The expected life of stock options was estimated using the “simplified method,” which is the midpoint between the vesting date and the end of the contractual term, as the Company has limited historical information to develop reasonable expectations about future exercise patterns and employment duration for its stock options grants. The simplified method is based on the average of the vesting tranches and the contractual life of each grant. For stock price volatility, the Company uses comparable public companies as a basis for its expected volatility to calculate the fair value of options grants. The risk-free interest rate is based on U.S. Treasury notes with a term approximating the expected life of the option. The estimation of the number of stock awards that will ultimately vest requires judgment, and to the extent actual results or updated estimates differ from the Company’s current estimates, such amounts are recognized as an adjustment in the period in which estimates are revised.

 

The assumptions utilized in determining the fair value of option grants during the fiscal years ended March 31, 2025 and 2024, are as follows:

 

   2025   2024 
Exercise Price – ISOs   1.66    N/A 
Exercise Price – NQSOs   1.66    N/A 
Dividend Yield   0.00%   N/A 
Volatility   80.00%   N/A 
Risk-free Rate – ISOs   4.36%   N/A 
Risk-free Rate – NQSOs   4.36%   N/A 
Years to Expiration – ISOs   5    N/A 
Years to Expiration – NQSOs   5    N/A 

 

Vesting generally occurs over a period of three to four years for employees and two to three years for non-employee consultants. A summary of information related to stock options for the years ended March 31, 2025 and 2024, is as follows:

 

   2025   2024 
   Shares   Price   Shares   Price 
Outstanding – Beginning of Period   2,232,008   $0.33    2,267,008   $0.31 
Granted   1,635,000    1.66    
    
 
Exercised   
    
    
    
 
Forfeited   (370,625)   0.55    (35,000)   0.65 
Expired   (1,277,655)   0.11    
    
 
Outstanding – End of Period   2,218,728   $1.40    2,232,008   $0.33 
Exercisable at End of Period   2,069,561   $1.42    1,932,008   $0.28 
Weighted average duration to expiration of outstanding options at period-end (years)   8.3         2.3      
Weighted average grant date fair value  $0.76        $0.30      

 

The total intrinsic value of the stock options at March 31, 2025 and 2024, respectively, is $580,843 and $2,974,353.

 

As mentioned in Note 11, the Company awarded 2,750,000 shares of Common Stock to an advisor on November 29, 2023. The shares were legally transferred on the grant date, and the award agreement included a repurchase right allowing the Company to repurchase the shares at par value if the award recipient failed to fulfill its obligations following the Company’s achievement of certain presale order targets by March 31, 2024. Although the Company met the presale targets, the recipient did not fulfill its obligations as set forth in a Memorandum of Understanding between the parties, including the execution of a strategic partnership with regards to the operation of Virtuix in India.
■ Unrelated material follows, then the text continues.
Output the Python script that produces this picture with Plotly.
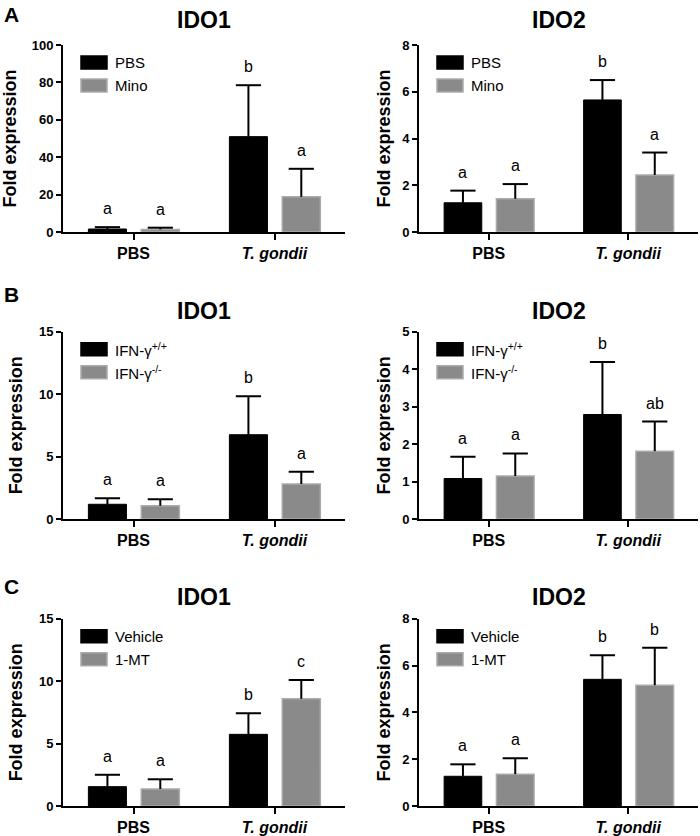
import plotly.graph_objects as go
from plotly.subplots import make_subplots

# ---------------- data ----------------
categories = ["PBS", "T. gondii"]
tick_labels = ["PBS", "<i>T. gondii</i>"]

panel_letters = ["A", "B", "C"]
gene_titles = ["IDO1", "IDO2"]

legend_ctrl = ["PBS", "IFN-γ<sup>+/+</sup>", "Vehicle"]
legend_trt = ["Mino", "IFN-γ<sup>-/-</sup>", "1-MT"]

# row A (minocycline)
A1_ctrl = [1.6, 51.0];   A1_ctrl_err = [1.0, 27.5]
A1_trt = [1.4, 18.8];    A1_trt_err = [0.9, 15.0]
A2_ctrl = [1.25, 5.65];  A2_ctrl_err = [0.52, 0.85]
A2_trt = [1.42, 2.44];   A2_trt_err = [0.63, 0.96]
# row B (IFN-gamma KO)
B1_ctrl = [1.18, 6.75];  B1_ctrl_err = [0.48, 3.08]
B1_trt = [1.07, 2.80];   B1_trt_err = [0.52, 0.98]
B2_ctrl = [1.08, 2.79];  B2_ctrl_err = [0.58, 1.40]
B2_trt = [1.15, 1.81];   B2_trt_err = [0.60, 0.79]
# row C (1-MT)
C1_ctrl = [1.55, 5.74];  C1_ctrl_err = [0.95, 1.68]
C1_trt = [1.36, 8.59];   C1_trt_err = [0.78, 1.50]
C2_ctrl = [1.27, 5.41];  C2_ctrl_err = [0.51, 1.03]
C2_trt = [1.36, 5.16];   C2_trt_err = [0.68, 1.60]

A1_sig_ctrl = ["a", "b"]; A1_sig_trt = ["a", "a"]
A2_sig_ctrl = ["a", "b"]; A2_sig_trt = ["a", "a"]
B1_sig_ctrl = ["a", "b"]; B1_sig_trt = ["a", "a"]
B2_sig_ctrl = ["a", "b"]; B2_sig_trt = ["a", "ab"]
C1_sig_ctrl = ["a", "b"]; C1_sig_trt = ["a", "c"]
C2_sig_ctrl = ["a", "b"]; C2_sig_trt = ["a", "b"]

y_max = [[100, 8], [15, 5], [15, 8]]
y_dtick = [[20, 2], [5, 1], [5, 2]]

panels = [
    [(A1_ctrl, A1_ctrl_err, A1_trt, A1_trt_err, A1_sig_ctrl, A1_sig_trt),
     (A2_ctrl, A2_ctrl_err, A2_trt, A2_trt_err, A2_sig_ctrl, A2_sig_trt)],
    [(B1_ctrl, B1_ctrl_err, B1_trt, B1_trt_err, B1_sig_ctrl, B1_sig_trt),
     (B2_ctrl, B2_ctrl_err, B2_trt, B2_trt_err, B2_sig_ctrl, B2_sig_trt)],
    [(C1_ctrl, C1_ctrl_err, C1_trt, C1_trt_err, C1_sig_ctrl, C1_sig_trt),
     (C2_ctrl, C2_ctrl_err, C2_trt, C2_trt_err, C2_sig_ctrl, C2_sig_trt)],
]

# ---------------- style / layout ----------------
W, H = 700, 836
FONT = "Liberation Sans, Arial, sans-serif"
BLACK = "#000000"
GRAY = "#8a8a8a"
GRAY_EDGE = "#ababab"
BAR_W = 0.27
OFF_CTRL = -0.32
OFF_TRT = 0.055

col_px = [(63, 345), (419, 698)]
row_px = [(45, 232), (331.7, 519), (618.7, 806)]
title_shift = [25, 21, 22]
title_standoff = [12, 7]

fig = make_subplots(rows=3, cols=2)

def add_errs(row, col, xs, tops, errs):
    fig.add_trace(go.Scatter(
        x=xs, y=tops, mode="markers",
        marker=dict(symbol="line-ew", size=18, color=BLACK,
                    line=dict(width=2, color=BLACK)),
        error_y=dict(type="data", symmetric=False, array=[0] * len(errs),
                     arrayminus=errs, width=0, thickness=2, color=BLACK),
        showlegend=False, hoverinfo="skip"), row=row, col=col)

xpos = list(range(len(categories)))

for r in range(3):
    for c in range(2):
        ctrl, ctrl_err, trt, trt_err, sig_c, sig_t = panels[r][c]
        fig.add_trace(go.Bar(x=xpos, y=ctrl, width=BAR_W, offset=OFF_CTRL,
                             marker=dict(color=BLACK, line=dict(color=BLACK, width=1)),
                             showlegend=False), row=r + 1, col=c + 1)
        fig.add_trace(go.Bar(x=xpos, y=trt, width=BAR_W, offset=OFF_TRT,
                             marker=dict(color=GRAY, line=dict(color=GRAY_EDGE, width=1.5)),
                             showlegend=False), row=r + 1, col=c + 1)
        xc = [x + OFF_CTRL + BAR_W / 2 for x in xpos]
        xt = [x + OFF_TRT + BAR_W / 2 for x in xpos]
        top_c = [m + e for m, e in zip(ctrl, ctrl_err)]
        top_t = [m + e for m, e in zip(trt, trt_err)]
        add_errs(r + 1, c + 1, xc, top_c, ctrl_err)
        add_errs(r + 1, c + 1, xt, top_t, trt_err)

        idx = r * 2 + c + 1
        xname = "x" if idx == 1 else f"x{idx}"
        yname = "y" if idx == 1 else f"y{idx}"
        # significance letters
        for xs, tops, sig in ((xc, top_c, sig_c), (xt, top_t, sig_t)):
            for x, t, s in zip(xs, tops, sig):
                fig.add_annotation(x=x, y=t, xref=xname, yref=yname, text=s,
                                   showarrow=False, yanchor="bottom", yshift=8,
                                   font=dict(family=FONT, size=16, color=BLACK))
        # panel title
        fig.add_annotation(x=0.5, y=1, xref=f"{xname} domain", yref=f"{yname} domain",
                           text=f"<b>{gene_titles[c]}</b>", showarrow=False,
                           yanchor="middle", yshift=title_shift[r],
                           font=dict(family=FONT, size=23, color=BLACK))
        # manual legend
        for k, (fill, edge, lab) in enumerate(((BLACK, BLACK, legend_ctrl[r]),
                                              (GRAY, GRAY_EDGE, legend_trt[r]))):
            y0 = -11 - 23 * k
            fig.add_shape(type="rect", xref=f"{xname} domain", yref=f"{yname} domain",
                          xsizemode="pixel", ysizemode="pixel", xanchor=0, yanchor=1,
                          x0=18, x1=44, y0=y0, y1=y0 - 13,
                          fillcolor=fill, line=dict(color=edge, width=1.5))
            fig.add_annotation(x=0, y=1, xref=f"{xname} domain", yref=f"{yname} domain",
                               text=lab, showarrow=False, xanchor="left", yanchor="middle",
                               xshift=50, yshift=y0 - 6.5,
                               font=dict(family=FONT, size=15, color=BLACK))

        x0p, x1p = col_px[c]
        y0p, y1p = row_px[r]
        fig.update_xaxes(domain=[x0p / W, x1p / W], range=[-0.5, 1.5], automargin=False,
                         tickvals=xpos, ticktext=tick_labels,
                         showline=True, linecolor=BLACK, linewidth=2,
                         ticks="outside", ticklen=6, tickwidth=2, tickcolor=BLACK,
                         tickfont=dict(family=FONT, size=16, color=BLACK, weight="bold"),
                         showgrid=False, zeroline=False, row=r + 1, col=c + 1)
        fig.update_yaxes(domain=[1 - y1p / H, 1 - y0p / H], range=[0, y_max[r][c]],
                         automargin=False, dtick=y_dtick[r][c], tick0=0,
                         showline=True, linecolor=BLACK, linewidth=2,
                         ticks="outside", ticklen=5, tickwidth=2, tickcolor=BLACK,
                         tickfont=dict(family=FONT, size=13, color=BLACK, weight="bold"),
                         title=dict(text="Fold expression", standoff=title_standoff[c],
                                    font=dict(family=FONT, size=18, color=BLACK, weight="bold")),
                         showgrid=False, zeroline=False, row=r + 1, col=c + 1)

# panel letters
for letter, ypx in zip(panel_letters, [14, 294, 586]):
    fig.add_annotation(x=11 / W, y=1 - ypx / H, xref="paper", yref="paper",
                       text=f"<b>{letter}</b>", showarrow=False,
                       xanchor="center", yanchor="middle",
                       font=dict(family=FONT, size=21, color=BLACK))

fig.update_layout(width=W, height=H, margin=dict(l=0, r=0, t=0, b=0, autoexpand=False),
                  plot_bgcolor="white", paper_bgcolor="white",
                  barmode="overlay", showlegend=False, hovermode=False,
                  font=dict(family=FONT, color=BLACK))

fig.write_html("out.html", config={"displayModeBar": False},
               post_script="document.body.style.margin='0';document.body.style.overflow='hidden';")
In accordance with ASC 718, the Company recorded stock compensation expense of $4,647,500, based on the grant-date fair value of $1.69 per share, in the year ended March 31, 2024.

The Company exercised its repurchase right by providing notice and paying the par value on April 1, 2024. As a result, 2,750,000 shares were returned and recorded as Treasury Stock in the amount of $2,750.

 

On April 5, 2024, the Company reissued the repurchased shares held in Treasury Stock to a different advisor, in exchange for strategic advisory services, under a new award agreement with no repurchase contingencies. Stock compensation expense related to this new award was $4,647,500 for the year ended March 31, 2025, based on the same fair value per share. The Company relieved Treasury Stock of $2,750, recording the remaining $4,644,750 to additional paid-in capital. The advisor receiving the award was appointed to the Company’s Board of Directors on the same date.